De rechtbank ziet echter aanleiding de schadevergoeding te matigen tot 50 % nu de vreemdeling ondanks zijn vertrekplicht weigert aan vrijwillige terugkeer zijn medewerking te verlenen en zelf geen enkele activiteit heeft ondernomen om aannemelijk te maken dat terugkeer naar Somalië niet mogelijk is.
Een en ander betekent dat aan de vreemdeling schadevergoeding wordt toegekend vanaf 16 maart tot 16 april zijnde 31 dagen ad € 22,50 (50 % van € 45,--), derhalve € 697,50.
2.10 De rechtbank is van oordeel dat er geen voor vergoeding door verweerder in aanmerking komende proceskosten zijn gemaakt door de vreemdeling.
3. Beslissing
De rechtbank:
3.1 verklaart het beroep gegrond en beveelt de opheffing van de maatregel ex artikel 6, eerste en tweede lid, Vw met ingang van 16 april 2002;
3.2 kent aan de vreemdeling ten laste van de Staat (Ministerie van Justitie) een schadevergoeding toe van € 697,50 (zegge: zeshonderd zevenennegentig euro en vijftig eurocent), uit te betalen door de griffier van deze rechtbank, nevenvestigingsplaats Haarlem.

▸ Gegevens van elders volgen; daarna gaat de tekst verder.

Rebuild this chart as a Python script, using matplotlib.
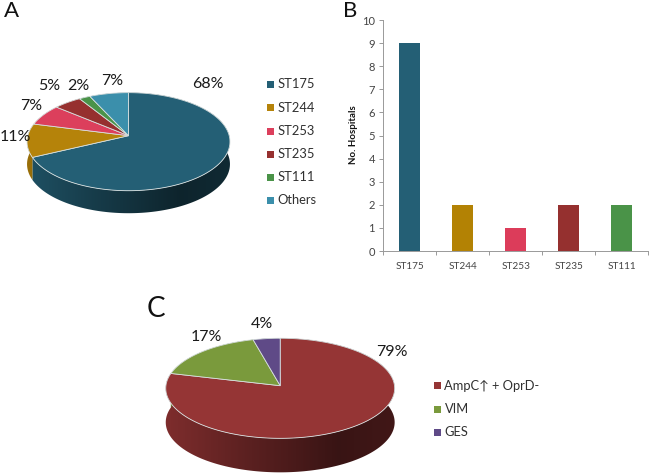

Deze uitspraak is gedaan door mr. A.A.T. van Rens, lid van de enkelvoudige kamer voor vreemdelingenzaken, en in het openbaar uitgesproken op 16 april 2002, in tegenwoordigheid van mr. J. Poggemeier als griffier.
Voornoemd lid van de enkelvoudige kamer voor vreemdelingenzaken beveelt de tenuitvoerlegging van de in deze uitspraak toegekende schadevergoeding ten bedrage van € 697,50 (zegge: zeshonderd zevenennegentig euro en vijftig eurocent).
Aldus gedaan op 16 april 2002 door mr. A.A.T. van Rens, lid van de enkelvoudige kamer voor vreemdelingenzaken.
Afschrift verzonden op:
RECHTSMIDDEL
Tegen deze uitspraak staat geen gewoon rechtsmiddel open.